What is Reading?

What is Reading?

The Benefits of Reading On Your Brain

Read.

To read.

Reading.

Read.

You know that feeling when you look at a word for a long time and all of a sudden it is like you have never seen the word before. It feels odd on your tongue, you cannot remember how to pronounce it properly and are almost entirely convinced you have been saying it wrong your entire life. That is exactly how I felt the other day while staring at the word ‘read’.

The Cambridge dictionary defines ‘read’, a verb, as the ability to look at words or symbols and understand what they mean. Additionally, the noun form, a ‘reading’ is stated to be the skill or activity of getting information. Inherent in reading is the act of gathering information and understanding. Seems obvious. Indeed, there is nothing particularly surprising in this definition. And yet, I was struck by how significant it was. For a self-proclaimed avid reader, it was almost uncanny at just how strange I found the word. As if I had never taken the time to properly look at it. Well, now I am.

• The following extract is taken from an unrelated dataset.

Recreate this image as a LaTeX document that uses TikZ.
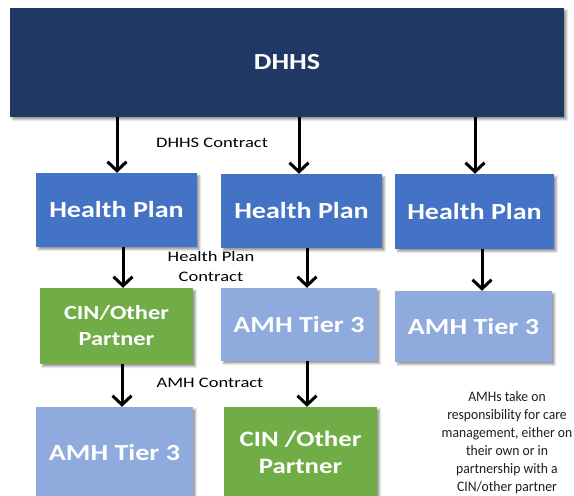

It occurred to me that reading is not just a simple act of skimming shapes on a paper. To have even a minimal comprehension of what you are reading, your brain undertakes several functions all at once. Your synapsis a firing away making connections. In her bestselling book, Proust and the Squid, Dr, Maryanne Wolf emphasises just how novel (pun intended) the act of reading really is in the larger scheme of human history. Wolf argues that reading, much like writing, is a human invention, going on to say:

We were never born to read. No specific genes ever dictated reading’s development. Human beings invented reading only a few thousand years ago. And with this invention, we changed the very organisation of our brain, which in turn expanded the ways we were able to think, which altered the intellectual evolution of our species.

Seems I am not the only one who was struck by the significance of reading.

I will admit, a lot of this fascination is born from the nerdy side of me that at five years old desperately wished reading was considered as cool as playing football. But trust me, this stuff is incredibly cool. Here are some of the benefits of reading on your brain:

Reading is like a workout for your brain.

Dr. Ken Pugh of the Haskins Laboratory for the Science of the Spoken and Written Word states that ‘parts of the brain that have evolved for other functions–such as vision, language, and associative learning–connect in a specific neural circuit for reading, which is very challenging.’ Your brain has to transform its natural inclinations to be able to decode information. Essentially, reading does for your brain what exercise does for your body.

Improves concentration

Reading usually requires one to exercise huge amounts of concentration, which has become much harder to do for long periods of time in the age of the internet. The act of sitting down with a book and deliberately ignoring all distractions around you trains your brain to endure longer periods of concentration, a skill that is incredibly handy when you have been putting off writing a blog post (guilty!).

Improves neural connections in your brain

The fact that your brain has to use numerous functions at the same time acts as another kind of exercise for your brain in formulating thoughts faster and improving imagination. Moreover, research shows that reading can improve your ‘fluid intelligence’ which is the ability to solve problems, understand things and detect meaningful patterns. 

Makes you more empathetic

Gregory Burns, the lead neuroscientist for a research at Emory University states that ‘the neural changes that we found associated with physical sensation and movement systems suggest that reading a novel can transport you into the body of the protagonist . . . We already knew that good stories can put you in someone else’s shoes in a figurative sense. Now we’re seeing that something may also be happening biologically.’

If you have not figured out your New Year’s resolutions quite yet, or you have been toying with the idea of creating a reading goal this year, I hope these benefits have helped convince you.